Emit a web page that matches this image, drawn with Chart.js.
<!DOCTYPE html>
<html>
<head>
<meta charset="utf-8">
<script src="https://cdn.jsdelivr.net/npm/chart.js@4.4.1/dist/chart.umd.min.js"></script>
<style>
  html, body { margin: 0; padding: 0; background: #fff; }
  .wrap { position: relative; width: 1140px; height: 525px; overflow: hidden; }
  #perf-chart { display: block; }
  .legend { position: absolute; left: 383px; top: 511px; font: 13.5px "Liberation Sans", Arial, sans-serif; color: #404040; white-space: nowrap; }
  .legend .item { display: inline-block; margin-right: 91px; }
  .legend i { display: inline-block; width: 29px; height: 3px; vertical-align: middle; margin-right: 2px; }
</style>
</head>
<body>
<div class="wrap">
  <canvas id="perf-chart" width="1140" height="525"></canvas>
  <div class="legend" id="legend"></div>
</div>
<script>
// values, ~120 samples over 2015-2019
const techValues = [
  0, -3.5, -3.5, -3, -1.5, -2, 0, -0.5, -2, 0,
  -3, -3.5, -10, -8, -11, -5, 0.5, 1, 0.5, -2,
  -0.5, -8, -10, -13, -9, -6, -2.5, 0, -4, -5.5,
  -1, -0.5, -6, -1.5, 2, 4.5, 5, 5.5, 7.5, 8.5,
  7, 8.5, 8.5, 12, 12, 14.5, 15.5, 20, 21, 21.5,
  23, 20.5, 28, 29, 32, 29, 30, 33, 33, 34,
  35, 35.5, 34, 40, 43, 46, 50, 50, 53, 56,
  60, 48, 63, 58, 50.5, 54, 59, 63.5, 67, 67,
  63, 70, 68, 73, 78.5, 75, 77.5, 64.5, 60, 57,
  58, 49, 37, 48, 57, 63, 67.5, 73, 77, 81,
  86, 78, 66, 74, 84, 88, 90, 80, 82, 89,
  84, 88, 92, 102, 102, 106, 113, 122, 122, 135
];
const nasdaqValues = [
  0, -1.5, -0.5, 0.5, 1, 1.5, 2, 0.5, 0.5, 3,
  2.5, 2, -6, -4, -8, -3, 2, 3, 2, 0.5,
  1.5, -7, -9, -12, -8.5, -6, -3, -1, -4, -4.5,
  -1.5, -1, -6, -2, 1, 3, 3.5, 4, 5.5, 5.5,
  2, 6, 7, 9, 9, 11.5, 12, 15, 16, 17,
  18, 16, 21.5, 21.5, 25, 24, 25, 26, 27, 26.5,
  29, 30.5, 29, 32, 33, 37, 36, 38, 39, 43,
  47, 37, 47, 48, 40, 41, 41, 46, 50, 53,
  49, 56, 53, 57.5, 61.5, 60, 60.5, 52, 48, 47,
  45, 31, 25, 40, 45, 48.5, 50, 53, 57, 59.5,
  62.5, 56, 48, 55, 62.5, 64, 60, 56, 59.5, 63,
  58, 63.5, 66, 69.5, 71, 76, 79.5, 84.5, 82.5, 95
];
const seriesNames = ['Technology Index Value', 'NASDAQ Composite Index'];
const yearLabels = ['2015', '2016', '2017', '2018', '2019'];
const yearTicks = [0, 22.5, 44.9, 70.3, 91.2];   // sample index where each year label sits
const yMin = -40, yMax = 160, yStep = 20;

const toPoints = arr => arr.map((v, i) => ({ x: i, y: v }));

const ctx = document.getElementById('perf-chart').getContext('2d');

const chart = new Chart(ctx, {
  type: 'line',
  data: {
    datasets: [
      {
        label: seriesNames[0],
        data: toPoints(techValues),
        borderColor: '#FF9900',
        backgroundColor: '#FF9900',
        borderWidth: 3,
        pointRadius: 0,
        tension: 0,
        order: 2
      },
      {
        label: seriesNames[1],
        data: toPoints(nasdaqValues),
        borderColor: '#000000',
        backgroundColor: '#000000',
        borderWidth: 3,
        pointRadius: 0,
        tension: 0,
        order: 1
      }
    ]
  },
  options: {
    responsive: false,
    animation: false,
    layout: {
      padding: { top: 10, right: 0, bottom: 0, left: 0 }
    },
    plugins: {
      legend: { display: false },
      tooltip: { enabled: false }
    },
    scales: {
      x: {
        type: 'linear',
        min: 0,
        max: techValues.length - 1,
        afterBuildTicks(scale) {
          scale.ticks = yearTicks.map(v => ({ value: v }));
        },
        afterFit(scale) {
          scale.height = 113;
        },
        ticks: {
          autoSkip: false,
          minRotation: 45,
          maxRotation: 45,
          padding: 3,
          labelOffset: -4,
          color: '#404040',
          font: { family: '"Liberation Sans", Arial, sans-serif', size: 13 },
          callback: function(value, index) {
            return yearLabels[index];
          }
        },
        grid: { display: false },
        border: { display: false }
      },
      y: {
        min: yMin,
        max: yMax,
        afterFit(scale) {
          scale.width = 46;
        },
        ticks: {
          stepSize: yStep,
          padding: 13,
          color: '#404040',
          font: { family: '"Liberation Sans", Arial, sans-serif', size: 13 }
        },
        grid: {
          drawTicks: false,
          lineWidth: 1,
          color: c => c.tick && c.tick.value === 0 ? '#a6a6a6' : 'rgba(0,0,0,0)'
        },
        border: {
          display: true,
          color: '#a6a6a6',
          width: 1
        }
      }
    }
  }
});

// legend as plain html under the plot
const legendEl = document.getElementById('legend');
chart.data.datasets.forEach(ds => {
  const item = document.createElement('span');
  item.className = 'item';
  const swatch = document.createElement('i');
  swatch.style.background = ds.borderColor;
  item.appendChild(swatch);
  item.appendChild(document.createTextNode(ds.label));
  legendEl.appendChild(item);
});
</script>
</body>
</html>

◆ ◆ ◆ ◆ ◆ ◆ ◆

DESCRIPTION OF THE TASK
Extract all the material, leaving every line as it is.

EXPECTED OUTPUT
Emit a web page that matches this image, drawn with Chart.js.
<!DOCTYPE html>
<html>
<head>
<meta charset="utf-8">
<script src="https://cdn.jsdelivr.net/npm/chart.js@4.4.1/dist/chart.umd.min.js"></script>
<style>
  html, body { margin: 0; padding: 0; background: #fff; }
  .wrap { position: relative; width: 1140px; height: 525px; overflow: hidden; }
  #perf-chart { display: block; }
  .legend { position: absolute; left: 383px; top: 511px; font: 13.5px "Liberation Sans", Arial, sans-serif; color: #404040; white-space: nowrap; }
  .legend .item { display: inline-block; margin-right: 91px; }
  .legend i { display: inline-block; width: 29px; height: 3px; vertical-align: middle; margin-right: 2px; }
</style>
</head>
<body>
<div class="wrap">
  <canvas id="perf-chart" width="1140" height="525"></canvas>
  <div class="legend" id="legend"></div>
</div>
<script>
// values, ~120 samples over 2015-2019
const techValues = [
  0, -3.5, -3.5, -3, -1.5, -2, 0, -0.5, -2, 0,
  -3, -3.5, -10, -8, -11, -5, 0.5, 1, 0.5, -2,
  -0.5, -8, -10, -13, -9, -6, -2.5, 0, -4, -5.5,
  -1, -0.5, -6, -1.5, 2, 4.5, 5, 5.5, 7.5, 8.5,
  7, 8.5, 8.5, 12, 12, 14.5, 15.5, 20, 21, 21.5,
  23, 20.5, 28, 29, 32, 29, 30, 33, 33, 34,
  35, 35.5, 34, 40, 43, 46, 50, 50, 53, 56,
  60, 48, 63, 58, 50.5, 54, 59, 63.5, 67, 67,
  63, 70, 68, 73, 78.5, 75, 77.5, 64.5, 60, 57,
  58, 49, 37, 48, 57, 63, 67.5, 73, 77, 81,
  86, 78, 66, 74, 84, 88, 90, 80, 82, 89,
  84, 88, 92, 102, 102, 106, 113, 122, 122, 135
];
const nasdaqValues = [
  0, -1.5, -0.5, 0.5, 1, 1.5, 2, 0.5, 0.5, 3,
  2.5, 2, -6, -4, -8, -3, 2, 3, 2, 0.5,
  1.5, -7, -9, -12, -8.5, -6, -3, -1, -4, -4.5,
  -1.5, -1, -6, -2, 1, 3, 3.5, 4, 5.5, 5.5,
  2, 6, 7, 9, 9, 11.5, 12, 15, 16, 17,
  18, 16, 21.5, 21.5, 25, 24, 25, 26, 27, 26.5,
  29, 30.5, 29, 32, 33, 37, 36, 38, 39, 43,
  47, 37, 47, 48, 40, 41, 41, 46, 50, 53,
  49, 56, 53, 57.5, 61.5, 60, 60.5, 52, 48, 47,
  45, 31, 25, 40, 45, 48.5, 50, 53, 57, 59.5,
  62.5, 56, 48, 55, 62.5, 64, 60, 56, 59.5, 63,
  58, 63.5, 66, 69.5, 71, 76, 79.5, 84.5, 82.5, 95
];
const seriesNames = ['Technology Index Value', 'NASDAQ Composite Index'];
const yearLabels = ['2015', '2016', '2017', '2018', '2019'];
const yearTicks = [0, 22.5, 44.9, 70.3, 91.2];   // sample index where each year label sits
const yMin = -40, yMax = 160, yStep = 20;

const toPoints = arr => arr.map((v, i) => ({ x: i, y: v }));

const ctx = document.getElementById('perf-chart').getContext('2d');

const chart = new Chart(ctx, {
  type: 'line',
  data: {
    datasets: [
      {
        label: seriesNames[0],
        data: toPoints(techValues),
        borderColor: '#FF9900',
        backgroundColor: '#FF9900',
        borderWidth: 3,
        pointRadius: 0,
        tension: 0,
        order: 2
      },
      {
        label: seriesNames[1],
        data: toPoints(nasdaqValues),
        borderColor: '#000000',
        backgroundColor: '#000000',
        borderWidth: 3,
        pointRadius: 0,
        tension: 0,
        order: 1
      }
    ]
  },
  options: {
    responsive: false,
    animation: false,
    layout: {
      padding: { top: 10, right: 0, bottom: 0, left: 0 }
    },
    plugins: {
      legend: { display: false },
      tooltip: { enabled: false }
    },
    scales: {
      x: {
        type: 'linear',
        min: 0,
        max: techValues.length - 1,
        afterBuildTicks(scale) {
          scale.ticks = yearTicks.map(v => ({ value: v }));
        },
        afterFit(scale) {
          scale.height = 113;
        },
        ticks: {
          autoSkip: false,
          minRotation: 45,
          maxRotation: 45,
          padding: 3,
          labelOffset: -4,
          color: '#404040',
          font: { family: '"Liberation Sans", Arial, sans-serif', size: 13 },
          callback: function(value, index) {
            return yearLabels[index];
          }
        },
        grid: { display: false },
        border: { display: false }
      },
      y: {
        min: yMin,
        max: yMax,
        afterFit(scale) {
          scale.width = 46;
        },
        ticks: {
          stepSize: yStep,
          padding: 13,
          color: '#404040',
          font: { family: '"Liberation Sans", Arial, sans-serif', size: 13 }
        },
        grid: {
          drawTicks: false,
          lineWidth: 1,
          color: c => c.tick && c.tick.value === 0 ? '#a6a6a6' : 'rgba(0,0,0,0)'
        },
        border: {
          display: true,
          color: '#a6a6a6',
          width: 1
        }
      }
    }
  }
});

// legend as plain html under the plot
const legendEl = document.getElementById('legend');
chart.data.datasets.forEach(ds => {
  const item = document.createElement('span');
  item.className = 'item';
  const swatch = document.createElement('i');
  swatch.style.background = ds.borderColor;
  item.appendChild(swatch);
  item.appendChild(document.createTextNode(ds.label));
  legendEl.appendChild(item);
});
</script>
</body>
</html>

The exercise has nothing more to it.